Summary: We apply a new simulation technique proposed in Wang and Landau (WL) Phys. Rev. Lett. 86, 2050 (2001)] to sampling of three-dimensional lattice and continuous models of polymer chains. Distributions obtained by homogeneous (unconditional) random walks are compared with results of entropic sampling (ES) within the WL algorithm. While homogeneous sampling gives reliable results typically in the range of 4-5 orders of magnitude, the WL entropic sampling yields them in the range of 20-30 orders and even larger with comparable computer effort. A combination of homogeneous and WL sampling provides reliable data for events with probabilities down to 10-35.
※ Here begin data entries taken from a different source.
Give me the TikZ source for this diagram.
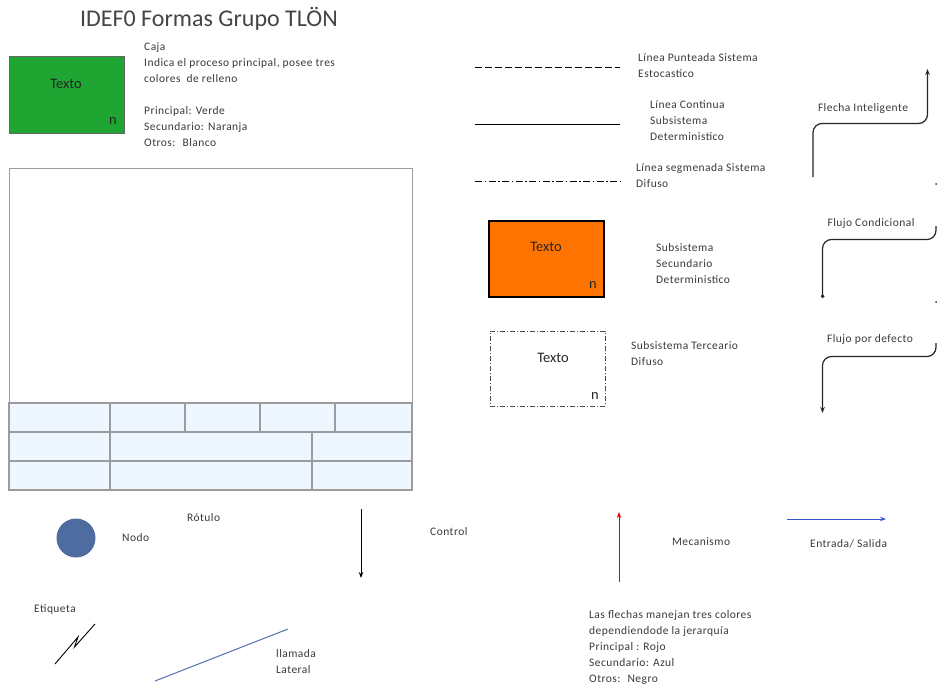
\documentclass[tikz,border=0pt]{standalone}
\usepackage{fontspec}
\setmainfont{Carlito}
\newfontfamily\labelfont[LetterSpace=4]{Carlito}
\usetikzlibrary{arrows.meta}
\definecolor{verde}{HTML}{1FA531}
\definecolor{naranja}{HTML}{FF7400}
\definecolor{celda}{HTML}{EEF6FF}
\definecolor{borde}{HTML}{9C9C9C}
\definecolor{txtgray}{HTML}{3A3A3A}
\definecolor{titlegray}{HTML}{454545}
\definecolor{nodoazul}{HTML}{4E6C9F}
\definecolor{azul}{HTML}{3556CC}
\definecolor{llamada}{HTML}{5571B2}
\definecolor{rojo}{HTML}{E80000}
\begin{document}
\begin{tikzpicture}[x=1pt,y=-1pt,
  lbl/.style={font=\labelfont\fontsize{11.5}{16}\selectfont, text=txtgray, inner sep=0pt, align=left, anchor=west},
  boxtxt/.style={font=\fontsize{14.5}{16}\selectfont, text=black!85, inner sep=0pt},
  arr/.style={line width=1pt, -{Stealth[length=6pt,width=4.5pt]}},
  smart/.style={line width=1.2pt, draw=black!85, rounded corners=9pt},
  legend/.style={line width=1pt, draw=black},
  cell/.style={draw=borde, line width=1.3pt, fill=celda},
  boxshape/.style={minimum width=115pt, minimum height=77pt, anchor=north west, inner sep=0pt}]
\useasboundingbox[fill=white] (0,0) rectangle (937,688);

% title
\node[font=\fontsize{24}{26}\selectfont, text=titlegray] (title) at (209,19) {IDEF0 Formas Grupo TLÖN};

% main box (green)
\node[boxshape, draw=black!60, line width=0.8pt, fill=verde] (caja) at (9,56) {};
\node[boxtxt] (cajaT) at (66,84) {Texto};
\node[boxtxt] (cajaN) at (113,121) {n};
\node[lbl] (cajaL) at (144,95) {Caja\\Indica el proceso principal, posee tres\\colores \ de relleno\\[16pt]Principal: Verde\\Secundario: Naranja\\Otros: \ Blanco};

% frame with title block
\draw[draw=borde, line width=1pt] (9,168) rectangle (412,490);
\draw[cell] (9,403) rectangle (110,432);
\draw[cell] (110,403) rectangle (185,432);
\draw[cell] (185,403) rectangle (260,432);
\draw[cell] (260,403) rectangle (335,432);
\draw[cell] (335,403) rectangle (412,432);
\draw[cell] (9,432) rectangle (110,461);
\draw[cell] (110,432) rectangle (312,461);
\draw[cell] (312,432) rectangle (412,461);
\draw[cell] (9,461) rectangle (110,490);
\draw[cell] (110,461) rectangle (312,490);
\draw[cell] (312,461) rectangle (412,490);

% line styles legend
\coordinate (d0) at (475,67);  \coordinate (d1) at (620,67);
\draw[legend, dash pattern=on 7pt off 3pt] (d0) -- (d1);
\node[lbl] (dL) at (638,66) {Línea Punteada Sistema\\Estocastico};
\coordinate (c0) at (475,124); \coordinate (c1) at (620,124);
\draw[legend] (c0) -- (c1);
\node[lbl] (cL) at (650,121) {Línea Continua\\Subsistema\\Deterministico};
\coordinate (s0) at (475,181); \coordinate (s1) at (620,181);
\draw[legend, dash pattern=on 7pt off 2.5pt on 1.5pt off 2.5pt] (s0) -- (s1);
\node[lbl] (sL) at (636,176) {Línea segmenada Sistema\\Difuso};

% secondary box (orange)
\node[boxshape, minimum height=76pt, draw=black, line width=2pt, fill=naranja] (sub) at (488,220) {};
\node[boxtxt] (subT) at (546,247) {Texto};
\node[boxtxt] (subN) at (593,285) {n};
\node[lbl] (subL) at (656,264) {Subsistema\\Secundario\\Deterministico};

% tertiary box (dash-dot)
\node[boxshape, minimum height=75pt, draw=black!70, line width=0.8pt, dash pattern=on 5pt off 2pt on 1pt off 2pt] (ter) at (490,331) {};
\node[boxtxt] (terT) at (553,358) {Texto};
\node[boxtxt] (terN) at (595,396) {n};
\node[lbl] (terL) at (631,354) {Subsistema Terceario\\Difuso};

% smart arrows
\coordinate (fi0) at (813,177); \coordinate (fi1) at (927.5,69);
\draw[smart, -{Stealth[length=6pt,width=4.5pt]}] (fi0) |- (870,123.5) -| (fi1);
\node[lbl, anchor=center] (fiL) at (863,108) {Flecha Inteligente};

\coordinate (fc0) at (936,226); \coordinate (fc1) at (822.5,298);
\draw[smart, -{Circle[length=3.5pt]}] (fc0) |- (880,239.5) -| (fc1);
\node[lbl, anchor=center] (fcL) at (871,223) {Flujo Condicional};

\coordinate (fd0) at (936,343); \coordinate (fd1) at (822.5,413);
\draw[smart, -{Stealth[length=6pt,width=4.5pt]}] (fd0) |- (880,356.5) -| (fd1);
\node[lbl, anchor=center] (fdL) at (870,339) {Flujo por defecto};

\fill[black!80] (936,184) circle (1pt);
\fill[black!80] (936,302) circle (1pt);

% node, label, arrows
\node[circle, fill=nodoazul, minimum size=39pt, inner sep=0pt] (nodo) at (76,538) {};
\node[lbl] (nodoL) at (122,538) {Nodo};
\node[lbl] (rotulo) at (187,518) {Rótulo};

\coordinate (ct0) at (361,509); \coordinate (ct1) at (361,578);
\draw[arr, black] (ct0) -- (ct1);
\node[lbl] (ctL) at (430,532) {Control};

\coordinate (me0) at (619,582); \coordinate (me1) at (619,512);
\draw[arr, rojo] (me0) -- (me1);
\node[lbl] (meL) at (672,542) {Mecanismo};

\coordinate (es0) at (787,519); \coordinate (es1) at (886,519);
\draw[arr, azul] (es0) -- (es1);
\node[lbl] (esL) at (810,544) {Entrada/ Salida};

% tag and callout
\node[lbl] (etq) at (34,609) {Etiqueta};
\coordinate (z0) at (55,664); \coordinate (z1) at (78,637);
\coordinate (z2) at (74.5,647); \coordinate (z3) at (95,624);
\draw[line width=0.9pt, black] (z0) -- (z1) -- (z2) -- (z3);

\coordinate (ll0) at (155,681); \coordinate (ll1) at (288,629);
\draw[line width=1pt, llamada] (ll0) -- (ll1);
\node[lbl] (llL) at (276,662) {llamada\\Lateral};

\node[lbl] (nota) at (589,647) {Las flechas manejan tres colores\\dependiendode la jerarquía\\Principal : Rojo\\Secundario: Azul\\Otros: \ Negro};
\end{tikzpicture}
\end{document}
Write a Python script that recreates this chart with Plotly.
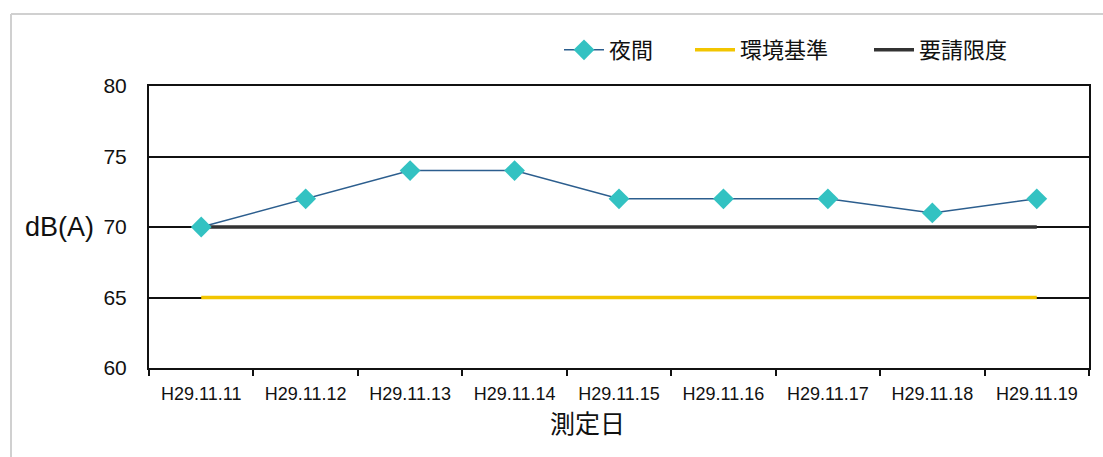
import plotly.graph_objects as go

# measurement dates and night-time noise levels
dates = ["H29.11.11", "H29.11.12", "H29.11.13", "H29.11.14", "H29.11.15",
         "H29.11.16", "H29.11.17", "H29.11.18", "H29.11.19"]
night = [70, 72, 74, 74, 72, 72, 72, 71, 72]
env_standard = [65] * 9
request_limit = [70] * 9

y_ticks = [60, 65, 70, 75, 80]

FONT = "Liberation Sans, Noto Sans CJK JP, sans-serif"
CJK = "Noto Sans CJK JP, sans-serif"

PLOT_L, PLOT_W = 149, 940
PLOT_B, PLOT_H = 368, 282


def px_x(px):
    return (px - PLOT_L) / PLOT_W


def px_y(py):
    return (PLOT_B - py) / PLOT_H


fig = go.Figure()

fig.add_trace(go.Scatter(
    x=dates, y=env_standard, name="環境基準", mode="lines",
    line=dict(color="#F2C500", width=3.5), legend="legend2",
))
fig.add_trace(go.Scatter(
    x=dates, y=request_limit, name="要請限度", mode="lines",
    line=dict(color="#333333", width=3.5), legend="legend3",
))
fig.add_trace(go.Scatter(
    x=dates, y=night, name="夜間", mode="lines+markers",
    line=dict(color="#2C5E8E", width=1.5),
    marker=dict(symbol="diamond", size=16, color="#33C2C2"),
    legend="legend",
))

legend_style = dict(
    orientation="h", xanchor="left", y=px_y(50), yanchor="middle",
    font=dict(family=CJK, size=22, color="#111111"),
    bgcolor="rgba(0,0,0,0)", itemwidth=40,
)

fig.update_layout(
    width=1103, height=457,
    margin=dict(l=149, r=14, t=86, b=89),
    paper_bgcolor="white", plot_bgcolor="white",
    font=dict(family=FONT, color="#111111"),
    showlegend=True,
    legend=dict(x=px_x(559), **legend_style),
    legend2=dict(x=px_x(690), **legend_style),
    legend3=dict(x=px_x(869), **legend_style),
    xaxis=dict(
        type="category", range=[-0.5, 8.5],
        tickson="boundaries", ticks="outside", ticklen=6, tickwidth=2,
        tickcolor="#111111", showgrid=False,
        showline=True, linecolor="#111111", linewidth=2, mirror=True,
        ticklabelstandoff=8,
        tickfont=dict(family=FONT, size=18, color="#111111"),
    ),
    yaxis=dict(
        range=[60, 80], tickvals=y_ticks, showgrid=True,
        gridcolor="#111111", gridwidth=1.5, zeroline=False,
        showline=True, linecolor="#111111", linewidth=2, mirror=True,
        ticks="", ticklabelstandoff=16,
        tickfont=dict(family=FONT, size=21, color="#111111"),
    ),
    annotations=[
        dict(text="dB(A)", xref="paper", yref="y", x=px_x(59), y=70,
             xanchor="center", yanchor="middle", showarrow=False,
             font=dict(family=FONT, size=27, color="#111111")),
        dict(text="測定日", xref="paper", yref="paper", x=px_x(587), y=px_y(422),
             xanchor="center", yanchor="middle", showarrow=False,
             font=dict(family=CJK, size=25, color="#111111")),
    ],
    shapes=[
        # light frame around the chart area
        dict(type="line", xref="paper", yref="paper",
             x0=px_x(11), y0=px_y(14), x1=1.2, y1=px_y(14),
             line=dict(color="#D0D0D0", width=2)),
        dict(type="line", xref="paper", yref="paper",
             x0=px_x(11), y0=-1.0, x1=px_x(11), y1=px_y(14),
             line=dict(color="#D0D0D0", width=2)),
    ],
)

fig.write_html("out.html")
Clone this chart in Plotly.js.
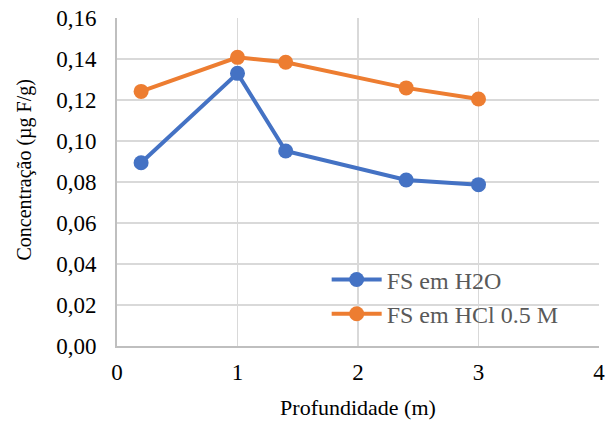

For the lattice model we consider both the athermal case (self-avoiding walks, SAWs) and the thermal case when an energy is attributed to each contact between nonbonded monomers in a self-avoiding walk. For short chains the simulation results are checked by comparison with the exact data. In WL calculations for chain lengths up to \(N=300\) scaling relations for SAWs are well reproduced. In the thermal case distribution over the number of contacts is obtained in the \(N\)-range up to \(N=100\) and the canonical averages – internal energy, heat capacity, excess canonical entropy, mean square end-to-end distance – are calculated as a result in a wide temperature range.
The continuous model is studied in the athermal case. By sorting conformations of a continuous phantom freely joined \(N\)-bonded chain with a unit bond length over a stochastic variable, the minimum distance between nonbonded beads, we determine the probability distribution for the \(N\)-bonded chain with hard sphere monomer units over its diameter a in the complete diameter range, \(0 \leq a \leq 2\), within a single ES run. This distribution provides us with excess specific entropy for a set of diameters a in this range. Calculations were made for chain lengths up to \(N = 100\) and results were extrapolated to \(N \to \infty\) for a in the range \(0 \leq a \leq 1.25\).